Le second tome est un imposant catalogue raisonné de la Collection spéciale des ducs d’Arenberg. Il repose sur un inventaire établi à la fin du xixe siècle et qui reprend 1418 imprimés anciens, sous le titre « Liste d’une collection de Livres (Incunables et livres rares et précieux) appartenant à S.A.S. Monseigneur le Duc d’Arenberg ». Le document est actuellement conservé aux archives d’Arenberg dans la propriété familiale d’Enghien en Hainaut. Les descriptions respectent l’usage en vigueur à l’époque : transcription diplomatique des incipit ou des titres et des colophons ainsi que des éléments de collation (format, nombre de feuillets, présence de gravures sur bois, et de bois enluminés le cas échéant). Toute personne qui a déjà travaillé sur un ancien inventaire de livres peut mesurer toute l’ampleur et la minutie du travail effectué par Elly Cockx-Indestege et Pierre Delsaerdt, qui ont convoqué quantité d’outils bibliographiques pour identifier l’ensemble des 1418 entrées. Cependant, comme on le devine, la localisation des volumes fut un travail autrement plus complexe, car l’inventaire ne donne aucune information sur les caractéristiques propres des exemplaires (ex-libris, reliures, état des volumes…). Le seul indice valable pour identifier avec certitude un ouvrage est une étiquette ovale collée en tête du dos du volume correspondant à l’inventaire. Des recherches furent menées dans de nombreuses bibliothèques en Europe et aux États-Unis ainsi que dans plusieurs catalogues de vente, avec pour résultat la localisation de près de la moitié des livres formant cette Collection spéciale. Gageons que d’autres volumes pourraient prochainement apparaître sur le marché ou être signalés par des chercheurs attentifs. Ce catalogue raisonné reprend l’édition de l’inventaire et, pour chaque numéro, l’identification de l’édition, des références bibliographiques (ISTC, Polain, Goff, Nijhoff-Kronenberg, VD16, etc.), ainsi que, lorsque l’exemplaire est identifié, une description de ses particularités matérielles (reliure, ancien ex-libris, rubrication…) et sa localisation. Le tome deux se referme sur des index très complets : titres et anonymes ; auteurs, éditeurs, traducteurs, illustrateurs ; lieux d’impression, de publication ; imprimeurs, éditeurs, libraires ; adresses fictives ; dates d’impression, de publication ; concordances bibliographiques ; relieurs ; rubrication et enluminures ; provenances ; lieux de conservation.

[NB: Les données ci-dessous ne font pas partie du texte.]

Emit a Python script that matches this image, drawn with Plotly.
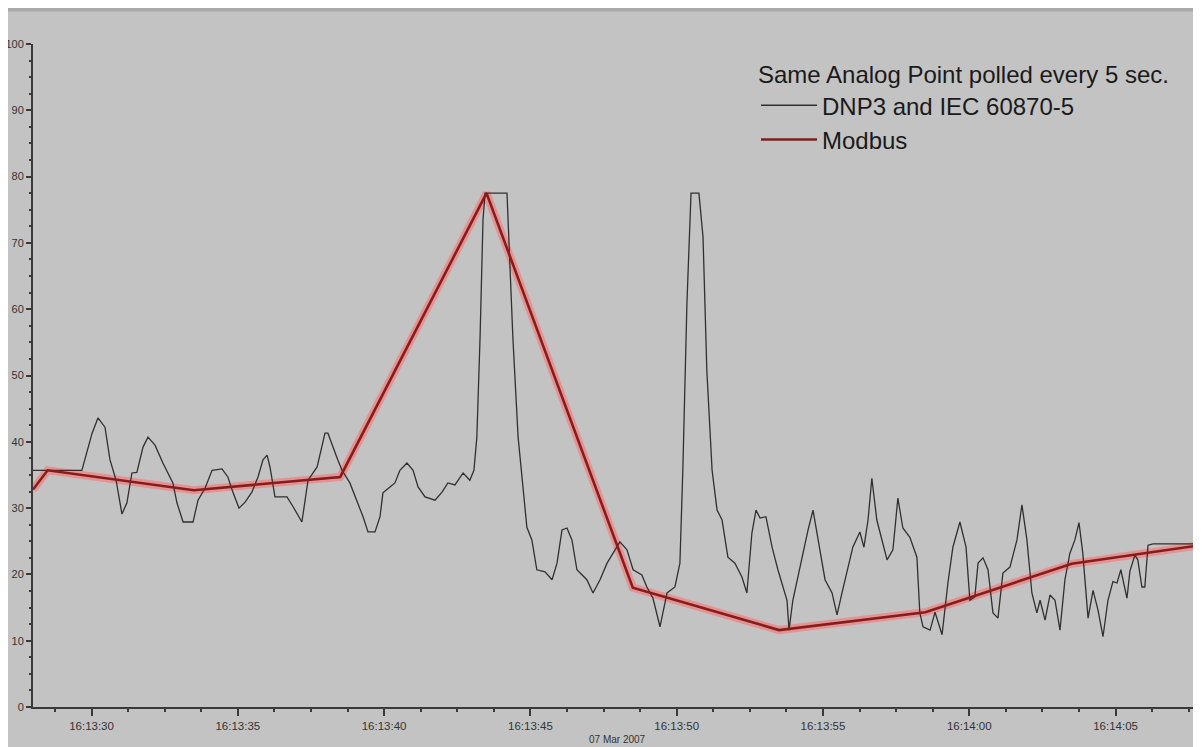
import pandas as pd
import plotly.graph_objects as go

BASE_TIME = "2007-03-07 16:13:28"
FIRST_TICK = "2007-03-07 16:13:30"
DATE_LABEL = "07 Mar 2007"

# DNP3 / IEC 60870-5 trace: seconds after 16:13:28 and values
dnp3_sec = [0.00, 1.67, 2.02, 2.22, 2.46, 2.63, 2.84, 3.04, 3.21, 3.38, 3.55, 3.76, 3.93, 4.17,
            4.44, 4.78, 4.92, 5.13, 5.47, 5.64, 5.88, 6.12, 6.46, 6.66, 6.84, 7.04, 7.25, 7.48,
            7.69, 7.86, 8.00, 8.10, 8.27, 8.68, 8.89, 9.19, 9.40, 9.71, 9.98, 10.08, 10.39, 10.56,
            10.83, 11.11, 11.28, 11.45, 11.69, 11.86, 11.96, 12.20, 12.37, 12.54, 12.78, 12.99,
            13.16, 13.40, 13.74, 13.98, 14.18, 14.42, 14.70, 14.93, 15.07, 15.17, 15.28, 15.38,
            15.45, 16.20, 16.30, 16.40, 16.58, 16.88, 17.05, 17.22, 17.50, 17.74, 17.91, 18.08,
            18.25, 18.42, 18.59, 18.93, 19.14, 19.38, 19.62, 19.82, 20.06, 20.30, 20.51, 20.81,
            20.98, 21.19, 21.43, 21.67, 21.94, 22.11, 22.21, 22.35, 22.49, 22.76, 22.90, 23.03,
            23.21, 23.38, 23.55, 23.75, 23.99, 24.23, 24.40, 24.57, 24.71, 24.85, 25.05, 25.26,
            25.46, 25.77, 25.84, 25.97, 26.28, 26.49, 26.66, 26.83, 27.07, 27.31, 27.48, 27.65,
            27.82, 28.02, 28.26, 28.40, 28.54, 28.67, 28.84, 29.19, 29.39, 29.56, 29.73, 29.97,
            30.21, 30.31, 30.42, 30.66, 30.83, 31.07, 31.27, 31.44, 31.68, 31.89, 32.02, 32.19,
            32.30, 32.47, 32.64, 32.81, 32.98, 33.15, 33.39, 33.63, 33.80, 33.97, 34.14, 34.31,
            34.42, 34.59, 34.76, 34.93, 35.10, 35.27, 35.44, 35.61, 35.75, 35.88, 36.06, 36.23,
            36.40, 36.57, 36.74, 36.91, 37.05, 37.18, 37.39, 37.49, 37.66, 37.76, 37.90, 38.00,
            38.11, 38.28, 40.00]
dnp3_val = [35.7, 35.7, 41.3, 43.6, 42.2, 37.3, 34.2, 29.1, 30.8, 35.3, 35.4, 39.2, 40.7, 39.5,
            36.8, 33.8, 30.8, 27.9, 27.9, 31.2, 33.0, 35.7, 35.9, 34.7, 32.3, 30.0, 30.9, 32.4,
            34.7, 37.3, 38.0, 36.2, 31.7, 31.7, 30.2, 27.9, 34.2, 36.2, 41.3, 41.3, 37.6, 35.7,
            33.8, 30.8, 28.7, 26.4, 26.4, 28.7, 32.3, 33.2, 33.8, 35.7, 36.8, 35.7,
            33.2, 31.7, 31.2, 32.4, 33.8, 33.5, 35.3, 34.2, 35.7, 40.7, 55.8, 73.5,
            77.5, 77.5, 65.9, 55.8, 40.7, 27.1, 25.2, 20.7, 20.4, 19.2, 21.7, 26.7,
            27.0, 25.2, 20.7, 19.2, 17.2, 19.2, 21.7, 23.2, 24.9, 23.7, 20.7, 19.9,
            18.1, 16.4, 12.1, 17.2, 18.1, 21.7, 35.7, 60.9, 77.5, 77.5, 70.9, 50.8,
            35.7, 29.7, 28.2, 22.6, 21.7, 19.6, 17.2, 26.2, 29.7, 28.5, 28.7, 24.1,
            20.7, 16.1, 11.6, 16.1, 22.6, 26.7, 29.7, 25.2, 19.2, 17.2, 13.9, 17.2,
            20.2, 24.1, 26.4, 24.1, 28.2, 34.5, 28.2, 22.2, 23.7, 31.5, 27.0, 25.6,
            22.6, 14.2, 12.1, 11.6, 14.3, 10.9, 18.7, 24.1, 27.9, 24.1, 16.1, 16.6,
            21.7, 22.5, 20.7, 14.2, 13.4, 20.2, 21.1, 25.2, 30.5, 25.2, 17.2, 14.2,
            16.1, 13.1, 16.9, 16.1, 11.6, 19.2, 23.2, 25.2, 27.8, 23.2, 13.4, 17.6,
            14.6, 10.6, 16.1, 18.9, 18.7, 20.7, 16.4, 20.5, 22.9, 22.2, 18.1, 18.1,
            24.4, 24.6, 24.6]

# Modbus trace: polled every 5 s
modbus_sec = [0.0, 0.5, 5.5, 10.5, 15.5, 20.5, 25.5, 30.5, 35.5, 40.5]
modbus_val = [32.8, 35.7, 32.7, 34.7, 77.5, 18.0, 11.6, 14.3, 21.6, 24.8]

base = pd.Timestamp(BASE_TIME)
dnp3_t = base + pd.to_timedelta(dnp3_sec, unit="s")
modbus_t = base + pd.to_timedelta(modbus_sec, unit="s")
x_end = base + pd.to_timedelta(39.92, unit="s")

BG = "#c3c3c3"
AX = "#3a3a3a"
FONT = "Liberation Sans, Arial, sans-serif"

fig = go.Figure()
fig.add_trace(go.Scatter(x=modbus_t, y=modbus_val, mode="lines", showlegend=False,
                         hoverinfo="skip",
                         line=dict(color="rgba(255,105,105,0.55)", width=8)))
fig.add_trace(go.Scatter(x=dnp3_t, y=dnp3_val, mode="lines", name="DNP3 and IEC 60870-5",
                         line=dict(color="#303030", width=1.3)))
fig.add_trace(go.Scatter(x=modbus_t, y=modbus_val, mode="lines", name="Modbus",
                         line=dict(color="#861c1c", width=2.6)))

fig.update_layout(
    width=1193, height=739,
    margin=dict(l=25, r=0, t=36, b=40),
    paper_bgcolor=BG, plot_bgcolor=BG,
    font=dict(family=FONT, color="#333333", size=11),
    showlegend=True,
    legend=dict(
        x=0.619, xanchor="left", y=0.988, yanchor="top",
        bgcolor="rgba(0,0,0,0)",
        itemwidth=56,
        font=dict(size=24, color="#1a1a1a", family=FONT),
        title=dict(text="Same Analog Point polled every 5 sec.",
                   font=dict(size=24, color="#1a1a1a", family=FONT)),
        tracegroupgap=0,
    ),
    xaxis=dict(
        type="date", range=[base, x_end], automargin=False,
        tickformat="%H:%M:%S", dtick=5000, tick0=FIRST_TICK,
        showgrid=False, zeroline=False,
        showline=True, linecolor=AX, linewidth=2,
        ticks="outside", ticklen=7, tickwidth=1.5, tickcolor=AX,
        tickfont=dict(size=11.5, color="#333333", family=FONT),
        minor=dict(dtick=1250, tick0=FIRST_TICK, ticks="outside", ticklen=3, tickwidth=1.5,
                   tickcolor=AX, showgrid=False),
    ),
    yaxis=dict(
        range=[0, 100], dtick=10, automargin=False,
        showgrid=False, zeroline=False,
        showline=True, linecolor=AX, linewidth=2,
        ticks="outside", ticklen=5, tickwidth=1.5, tickcolor=AX,
        tickfont=dict(size=11, color="#333333", family=FONT),
        minor=dict(dtick=2.5, ticks="outside", ticklen=2, tickwidth=1.5, tickcolor=AX, showgrid=False),
    ),
    annotations=[
        dict(text=DATE_LABEL, xref="paper", yref="paper", x=0.5, y=-0.049,
             xanchor="center", yanchor="middle", showarrow=False,
             font=dict(size=10, color="#333333", family=FONT)),
    ],
    shapes=[
        dict(type="rect", xref="paper", yref="paper", x0=-0.03, x1=1.01, y0=1.049, y1=1.06,
             fillcolor="#a9a9a9", line=dict(width=0), layer="below"),
    ],
)

fig.write_html("out.html")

L’ouvrage d’Elly Cockx-Indestege et Pierre Delsaerdt est assurément exemplaire pour sa rigueur et pour la qualité du travail bibliographique. Il est le fruit de nombreuses années de recherches patientes et laborieuses. Il constitue, à mes yeux, un éclairage de premier plan, non seulement pour l’histoire de la bibliophilie en Belgique aux xixe-xxe siècles, mais plus largement au niveau européen. Cette étude sur le « goût de la bibliophilie nationale » des huitième et neuvième ducs d’Arenberg contribue également à mieux cerner le processus en œuvre, dès le milieu du xixe siècle, de la patrimonialisation de livres imprimés au début de l’ère typographique. Espérons que ce livre participe à une relance de recherches sur l’histoire de la bibliophilie en Belgique qui, comme le rappellent les deux auteurs, « n’a pas encore été étudiée à fond jusqu’à présent » (p. 13).